■ Job: Look through the listing below for the line containing "Reproduce this chart with React, TypeScript". Copy it and each line after it up to and including the line containing "const bw = x(0.25) - x(0);", exactly, leaving out pictures.

■ Records shown:

>> BEGIN

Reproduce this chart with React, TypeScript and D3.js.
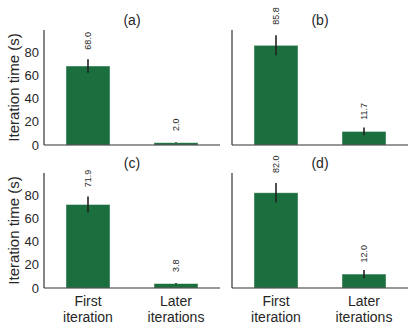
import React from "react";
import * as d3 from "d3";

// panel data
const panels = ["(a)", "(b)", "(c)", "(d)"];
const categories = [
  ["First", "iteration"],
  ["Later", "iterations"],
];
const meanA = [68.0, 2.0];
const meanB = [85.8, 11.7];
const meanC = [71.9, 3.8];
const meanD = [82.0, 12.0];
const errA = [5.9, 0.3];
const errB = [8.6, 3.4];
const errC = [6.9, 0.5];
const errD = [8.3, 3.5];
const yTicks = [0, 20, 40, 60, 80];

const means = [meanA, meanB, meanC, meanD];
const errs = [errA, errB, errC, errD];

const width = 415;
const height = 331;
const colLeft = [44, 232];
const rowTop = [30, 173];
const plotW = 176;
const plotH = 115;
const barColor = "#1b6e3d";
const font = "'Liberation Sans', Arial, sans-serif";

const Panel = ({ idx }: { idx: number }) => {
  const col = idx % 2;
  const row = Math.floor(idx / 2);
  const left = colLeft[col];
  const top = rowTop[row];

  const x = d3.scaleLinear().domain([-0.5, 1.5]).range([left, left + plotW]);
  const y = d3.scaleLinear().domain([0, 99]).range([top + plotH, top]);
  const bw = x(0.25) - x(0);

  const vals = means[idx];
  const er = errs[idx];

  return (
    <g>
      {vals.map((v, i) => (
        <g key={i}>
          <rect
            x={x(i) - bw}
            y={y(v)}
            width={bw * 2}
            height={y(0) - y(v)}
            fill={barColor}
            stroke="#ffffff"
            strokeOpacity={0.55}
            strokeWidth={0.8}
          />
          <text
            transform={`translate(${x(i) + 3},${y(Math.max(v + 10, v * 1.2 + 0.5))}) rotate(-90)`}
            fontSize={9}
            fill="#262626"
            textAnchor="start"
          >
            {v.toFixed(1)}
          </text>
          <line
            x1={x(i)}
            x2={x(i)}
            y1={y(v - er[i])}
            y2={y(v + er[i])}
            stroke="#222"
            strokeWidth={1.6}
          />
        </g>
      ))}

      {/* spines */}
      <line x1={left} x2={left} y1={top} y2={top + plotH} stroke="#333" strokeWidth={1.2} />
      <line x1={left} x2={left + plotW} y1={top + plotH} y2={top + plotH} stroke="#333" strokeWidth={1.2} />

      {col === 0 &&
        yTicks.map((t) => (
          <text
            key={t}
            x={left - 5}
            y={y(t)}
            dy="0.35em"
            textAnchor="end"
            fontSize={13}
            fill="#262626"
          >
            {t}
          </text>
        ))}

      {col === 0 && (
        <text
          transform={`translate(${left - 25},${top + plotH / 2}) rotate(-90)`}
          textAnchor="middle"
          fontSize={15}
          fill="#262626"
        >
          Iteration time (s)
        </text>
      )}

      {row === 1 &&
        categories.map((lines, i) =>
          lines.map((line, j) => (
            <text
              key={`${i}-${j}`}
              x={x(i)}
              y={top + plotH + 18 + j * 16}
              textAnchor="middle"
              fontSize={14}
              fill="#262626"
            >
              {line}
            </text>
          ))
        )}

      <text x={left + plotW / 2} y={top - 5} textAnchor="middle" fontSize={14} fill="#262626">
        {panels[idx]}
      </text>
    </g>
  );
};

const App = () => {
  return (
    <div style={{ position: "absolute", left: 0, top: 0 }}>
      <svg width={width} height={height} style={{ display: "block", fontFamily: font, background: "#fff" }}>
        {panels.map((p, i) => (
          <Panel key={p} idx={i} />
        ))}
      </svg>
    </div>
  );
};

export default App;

>> END
>> BEGIN

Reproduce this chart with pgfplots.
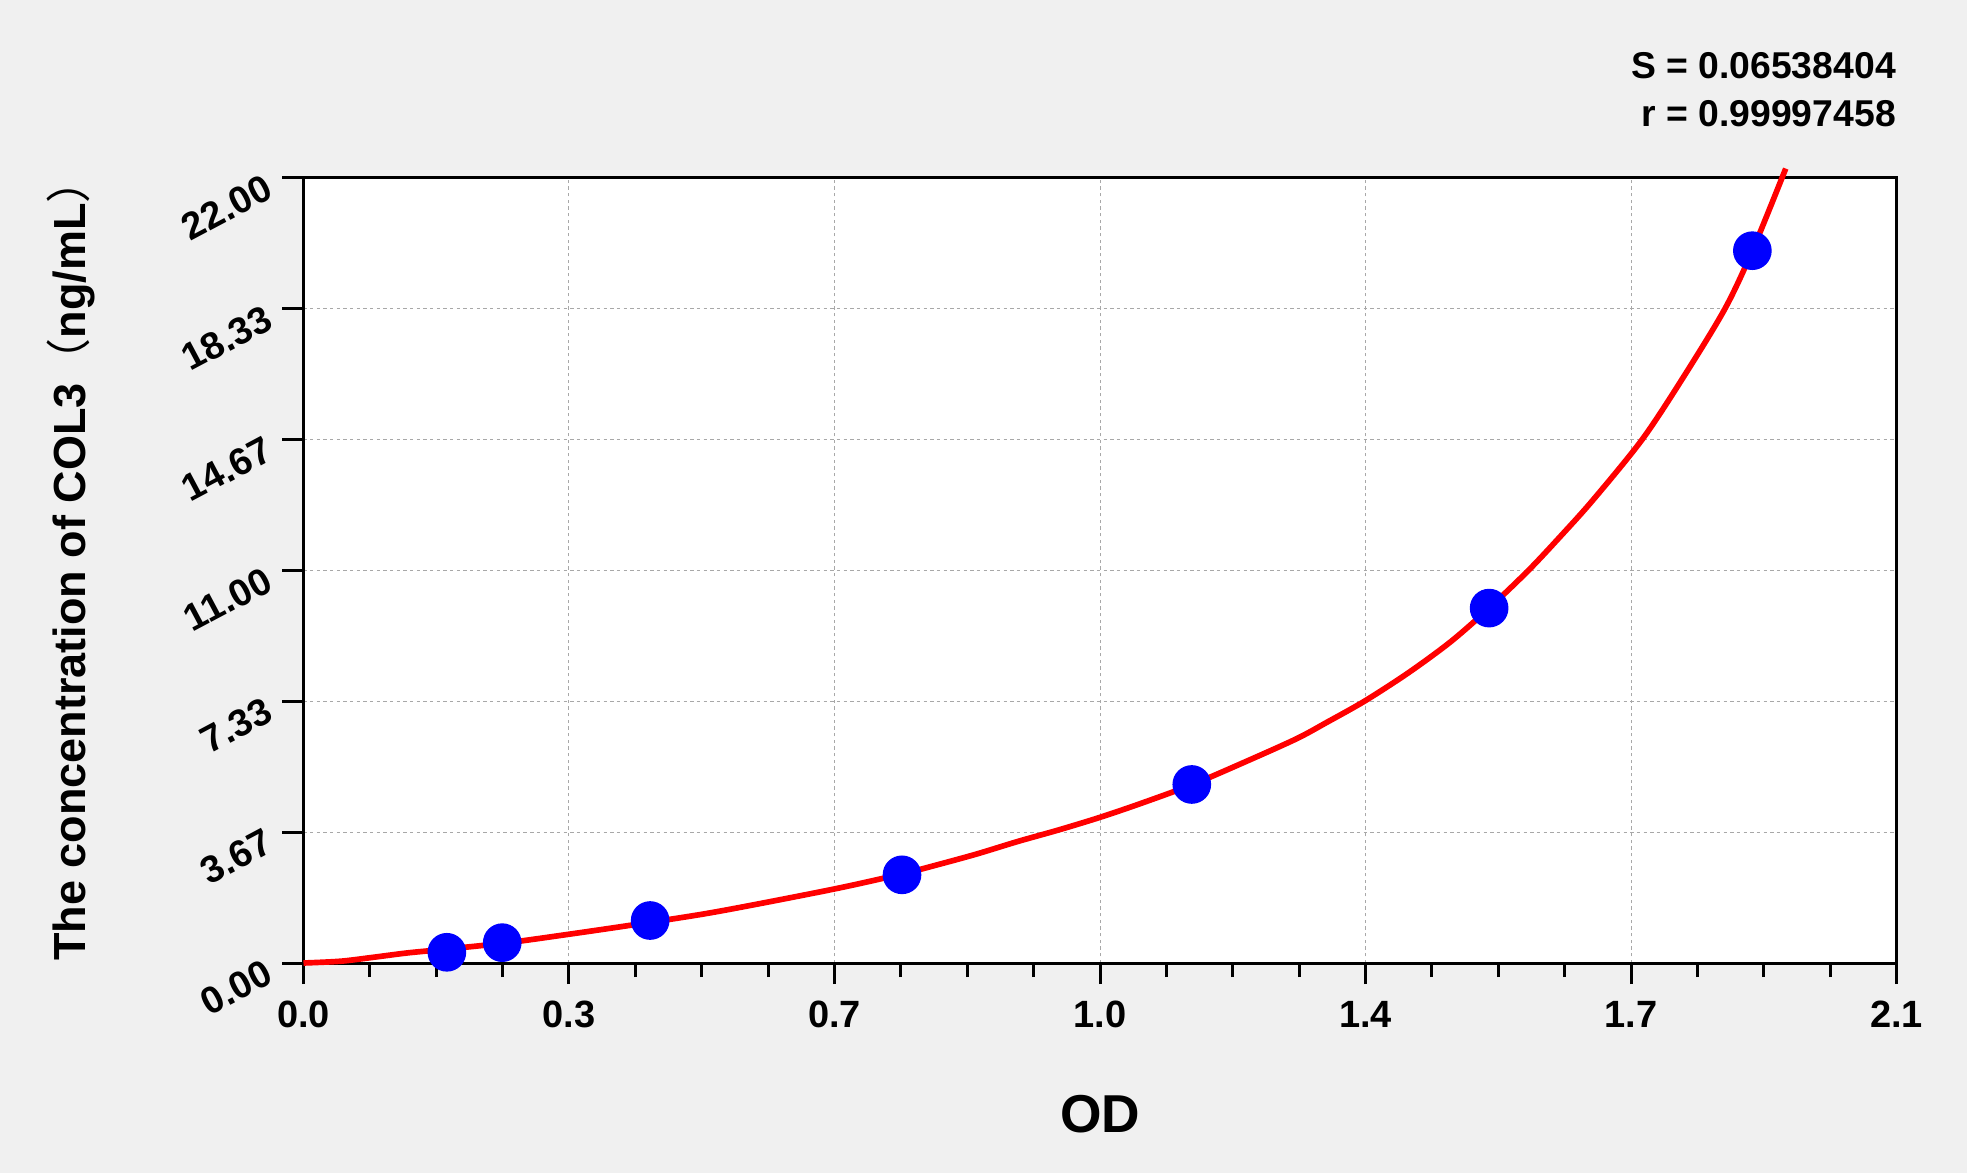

>> END

■ Solution for this exercise:
Reproduce this chart with React, TypeScript and D3.js.
import React from "react";
import * as d3 from "d3";

// panel data
const panels = ["(a)", "(b)", "(c)", "(d)"];
const categories = [
  ["First", "iteration"],
  ["Later", "iterations"],
];
const meanA = [68.0, 2.0];
const meanB = [85.8, 11.7];
const meanC = [71.9, 3.8];
const meanD = [82.0, 12.0];
const errA = [5.9, 0.3];
const errB = [8.6, 3.4];
const errC = [6.9, 0.5];
const errD = [8.3, 3.5];
const yTicks = [0, 20, 40, 60, 80];

const means = [meanA, meanB, meanC, meanD];
const errs = [errA, errB, errC, errD];

const width = 415;
const height = 331;
const colLeft = [44, 232];
const rowTop = [30, 173];
const plotW = 176;
const plotH = 115;
const barColor = "#1b6e3d";
const font = "'Liberation Sans', Arial, sans-serif";

const Panel = ({ idx }: { idx: number }) => {
  const col = idx % 2;
  const row = Math.floor(idx / 2);
  const left = colLeft[col];
  const top = rowTop[row];

  const x = d3.scaleLinear().domain([-0.5, 1.5]).range([left, left + plotW]);
  const y = d3.scaleLinear().domain([0, 99]).range([top + plotH, top]);
  const bw = x(0.25) - x(0);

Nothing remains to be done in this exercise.